I was, as it happens, born abroad, on the US Navy base in Yokosuka, Japan. Got my first passport at the age of one month, showing a height of 1 foot 7 1/2 inches and gray eyes that had not yet turned brown. Once that tour of duty was over, the family returned to Edmonds, Washington, where they’d been before heading to Japan, and Dad’s last duty was at Pier 91 in Seattle. The trip home was on the USS President Cleveland, one week sailing to Honolulu, part of a day there (us in the leis above), then about six days before docking in San Francisco. I really wish I had memories from that crossing. But I do have a few photos, and a handful of menus showcasing the grandeur of trans-oceanic travel. It’s a pretty sure bet that my love of a good sea day on a cruise ship reflects on that first trip I took, a longing to slip back in time to that style of voyage.
My first big trip abroad was without my family, a church bell choir tour in Great Britain while in high school. Lots of cathedrals, gorgeous countryside, wonderful home-stays, home-cooked meals, playing in old churches with gobs of character. It was a very organized, scheduled trip, but it created some wonderful memories and the joy of travel quietly started setting root in me. Only a few years later, I’d be back to Europe for a month’s study-abroad program in Paris, at the end of which I popped back over to England and spent some time with the sweet man who’d been our tour bus driver. I have vivid recollection of sitting in his kitchen while his mom made her annual big batch of orange marmalade. I was still a pup as a traveler, but already understood that convening with locals in their homes, in their kitchens, absorbing food traditions can have profound and wonderful impact when on the road.

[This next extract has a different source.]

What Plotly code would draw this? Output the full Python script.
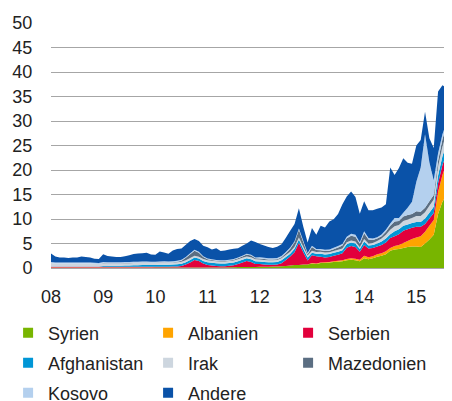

France changed my life, which is only a tad of exaggeration. That first month-long trip was just dipping my toe in the water. I returned for about five months the following year, in the group of students for the inaugural year of University of Puget Sound’s study-abroad program at the University of Dijon. And about four years after that, I was back again for what became a two and a half year stint, studying and working at La Varenne cooking school. Professionally, that progression lead me to the career I have in the world of food. Personally, living in France got into my bones and it came to feel almost like home. I say ‘almost’ because as dreamy as living the rest of my life in France may have seemed, both practically and emotionally, I knew it wasn’t in the cards. My heart was in Seattle, as was my future husband. Without regret, I packed up and headed back to the States, France forever a treasured home base that I return to as often as possible.
Even as a kid I remember feeling a bit out of synch with my family, a Navy kid who oddly hadn’t seen much of the world. I think that’s what originally fueled my interest in travel, catching up on what I missed. At this point, I have gotten to the severely-overcompensating phase. But I just can’t stop. And I see no reason to. Can’t fathom life without the joy, adventure, beauty and human connections that travel provides.
Now to think about where to go next……
Thanks for telling your story! I always thought you were amazing.